Другой важной вещью является то, что Господь наш Иисус Христос, конечно, знает чего хочет слепой. Однако Он спрашивает слепого, чтобы тот сам назвал Ему свое желание. Именно таким образом Господь всегда знает наперед чего мы хотим и в чем мы нуждаемся. Но Он желает, чтобы мы выражали свои чаяния в молитве, чтобы Он мог ответить нам Своей милостью. Это неслучайно, что Церковь часто употребляет и повторяет молитвенное слово слепого: «Помилуй!». «Господи, помилуй!» явлется самым любимым возгласом в молитвах Церкви. В некоторых местах службы оно повторяется 40 раз. Наша молитва должна быть настойчивой. Никто не должен останавливать нас или препятствовать нам в наших просьбах Господа о милости. Евангелие упоминает о том, что толпа старалась принудить слепого замолчать, когда он просил Иисуса помиловать его. Люди говорили, чтобы он молчал. Но он кричал еще громче (Лк. 18, 39). В нашей жизни также очень часто люди или обстоятельства стремятся заглушить нашу молитву или чинить ей препятствия. Даже в Церкви мы иногда видим как кто-то хочет сократить или упростить некоторые службы. Слава Богу, что это не очень удается сделать в нашей Русской Православной Церкви. Но если мы вглянем на других, инославных христиан, то увидим как много своих богослужений они сократили и упростили. Да и в некоторых иных православных юрисдикциях службы совершаются сокращенно, не так как раньше. Не взирая на это влияние міра, мы должны продолжать молиться, просить Господа в наших нуждах. И Он ответит на наши молитвы по мере нашей ревности в вере.
Сегодня мы также почитаем наших Новомучеников и Исповедников Русской Церкви, празднуем Собор этих новопрославленных наших святых. Все они были настойчивы и тверды в своей вере. Общество и власти желали их заглушить, заставить замолчать, уничтожить Церковь Русскую. Верующие люди, особенно духовенство, были гонимы: их арестовывали, многих из них казнили. Но голос Русской Церкви, голос непрестанной молитвы не был полностью заглушен и Церковь пережила все эти лихолетия. И сейчас Церковь в России возродилась и мы почитаем этих наших подвижников веры.
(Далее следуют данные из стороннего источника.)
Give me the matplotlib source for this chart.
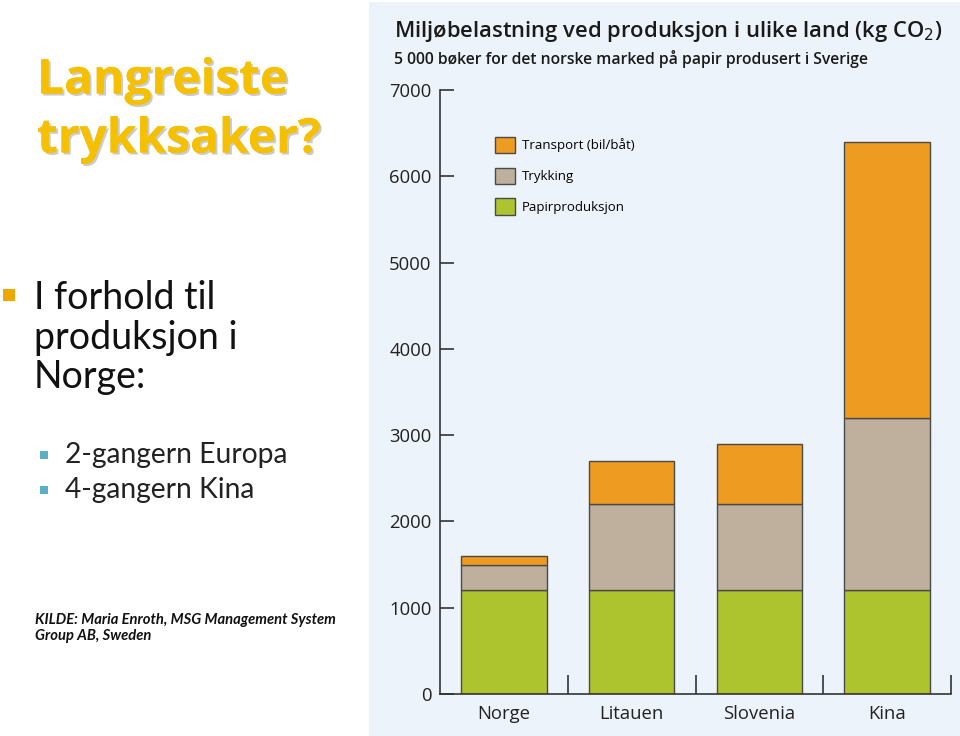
import matplotlib
matplotlib.use('Agg')
import matplotlib.pyplot as plt
from matplotlib.patches import Rectangle, Patch
import matplotlib.patheffects as pe

land = ['Norge', 'Litauen', 'Slovenia', 'Kina']
papir = [1200, 1200, 1200, 1200]
trykking = [300, 1000, 1000, 2000]
transport = [100, 500, 700, 3200]
yticks = [0, 1000, 2000, 3000, 4000, 5000, 6000, 7000]

c_transport = '#EE9B22'
c_trykk = '#BEB09C'
c_papir = '#ADC42E'
edge = '#4a4a4a'

W, H = 960, 736
fig = plt.figure(figsize=(9.6, 7.36), dpi=100)
fig.patch.set_facecolor('white')

def fx(px):
    return px / W

def fy(py):
    return 1 - py / H

# light blue chart panel
fig.patches.append(Rectangle((fx(369), 0), fx(960) - fx(369), fy(2), transform=fig.transFigure,
                             facecolor='#EDF3FA', edgecolor='none', zorder=-5))

# left slide text
shadow = [pe.withSimplePatchShadow(offset=(1.5, -1.5), shadow_rgbFace='#999999', alpha=0.5), pe.Normal()]
fig.text(fx(37), fy(81), 'Langreiste', fontsize=34.5, fontweight='bold', family='Open Sans',
         color='#F5C000', va='center', ha='left', path_effects=shadow)
fig.text(fx(37), fy(140), 'trykksaker?', fontsize=34.5, fontweight='bold', family='Open Sans',
         color='#F5C000', va='center', ha='left', path_effects=shadow)

fig.patches.append(Rectangle((fx(3), fy(301)), fx(12), 12 / H, transform=fig.transFigure,
                             facecolor='#F0A800', edgecolor='none'))
for i, line in enumerate(['I forhold til', 'produksjon i', 'Norge:']):
    fig.text(fx(34), fy(298 + 39.5 * i), line, fontsize=27, family='Lato', color='#111111',
             va='center', ha='left')

for yy, line in [(455, '2-gangern Europa'), (490, '4-gangern Kina')]:
    fig.patches.append(Rectangle((fx(40), fy(yy + 4)), fx(8), 8 / H, transform=fig.transFigure,
                                 facecolor='#5BB0C8', edgecolor='none'))
    fig.text(fx(65), fy(yy), line, fontsize=20.3, family='Lato', color='#222222', va='center', ha='left')

fig.text(fx(35), fy(620), 'KILDE: Maria Enroth, MSG Management System', fontsize=10.6, family='Lato',
         style='italic', fontweight='bold', color='#111111', va='center', ha='left')
fig.text(fx(35), fy(636), 'Group AB, Sweden', fontsize=10.6, family='Lato',
         style='italic', fontweight='bold', color='#111111', va='center', ha='left')

# chart titles
fig.text(fx(394), fy(31), 'Miljøbelastning ved produksjon i ulike land (kg CO$_2$)', fontsize=15.8,
         family='Open Sans', fontweight='semibold', color='#1a1a1a', va='center', ha='left')
fig.text(fx(394), fy(59), '5 000 bøker for det norske marked på papir produsert i Sverige', fontsize=11.3,
         family='Open Sans', fontweight='semibold', color='#1a1a1a', va='center', ha='left')

ax = fig.add_axes([fx(440), fy(694), fx(951) - fx(440), fy(90) - fy(694)])
ax.set_facecolor('none')

x = [i + 0.5 for i in range(len(land))]
bw = 0.67
bottom2 = [p for p in papir]
bottom3 = [p + t for p, t in zip(papir, trykking)]
ax.bar(x, papir, bw, color=c_papir, edgecolor=edge, linewidth=1)
ax.bar(x, trykking, bw, bottom=bottom2, color=c_trykk, edgecolor=edge, linewidth=1)
ax.bar(x, transport, bw, bottom=bottom3, color=c_transport, edgecolor=edge, linewidth=1)

ax.set_xlim(0, 4)
ax.set_ylim(0, 7000)
ax.set_yticks(yticks)
ax.set_yticklabels([str(v) for v in yticks], fontsize=13.3, family='Open Sans', color='#222222')
ax.tick_params(axis='y', direction='in', length=10, width=1.2, color='#333333', pad=6)
ax.set_xticks(x)
ax.set_xticklabels(land, fontsize=13.3, family='Open Sans', color='#222222')
ax.tick_params(axis='x', which='major', length=0, pad=8)
ax.set_xticks([1, 2, 3, 4], minor=True)
ax.tick_params(axis='x', which='minor', direction='in', length=14, width=1.2, color='#333333')
for s in ['top', 'right']:
    ax.spines[s].set_visible(False)
for s in ['left', 'bottom']:
    ax.spines[s].set_color('#333333')
    ax.spines[s].set_linewidth(1.2)

handles = [Patch(facecolor=c_transport, edgecolor=edge, label='Transport (bil/båt)'),
           Patch(facecolor=c_trykk, edgecolor=edge, label='Trykking'),
           Patch(facecolor=c_papir, edgecolor=edge, label='Papirproduksjon')]
leg = fig.legend(handles=handles, loc='upper left', bbox_to_anchor=(fx(483), fy(125)),
                 frameon=False, prop={'family': 'Open Sans', 'size': 9.5},
                 handlelength=1.52, handleheight=1.52, labelspacing=1.1, handletextpad=0.55)

fig.savefig('out.png', dpi=100)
Кроме того нам нужно помнить, что наши молитвы, так же как и наши чаяния, наша надежда – должны быть четкими и определенными. Опять-таки вспомним, что Господь знал наперед, о чем слепой будет у Него просить, однако спросил его: «Чего ты хочешь от Меня?» (Лк. 18, 41). Слепой мог ответить: «Господи, дай мне силу, благодать жить с моей слепотой». Некоторые люди, достигшие великой духовной зрелости, могли бы так ответить. Есть примеры, когда святые подвижники или очень духовные люди, будучи слепыми, не желали прозреть, ибо чувствовали себя блаженными в этом состоянии. Рассказывают про одного слепого монаха, который был счастлив и говорил, что не хотел бы прозревать, чтобы не видеть міра с его грехами и пороками. Однако у слепого в сегоднешнем евангельском чтении было простое желание: он хотел прозреть. И он его выразил четко и определенно. Вере нужно быть четкой и определенной, и Господь желает от нас четкой веры и молитвы, прошения об определенной вещи.
Чтобы сделать заключение в нашей беседе, мы должны понять, что наш милостивый Господь желает, чтобы у нас была твердая и настойчивая вера. Такой оказалась вера Вартимея, слепого из Иерихона. Его вера спасла его (Лк. 18, 42). Она его исцелила. Если у нас будет такая же вера, если мы будем стойкими и настойчивыми в нашей молитве, если будем четко выражать то, о чем мы смиренно просим Бога, Господь подаст нам то, чего мы просим. Тогда мы, подобно слепому, который прозрел, сможем с радостью пойти вслед за Господом нашим Иисусом Христом.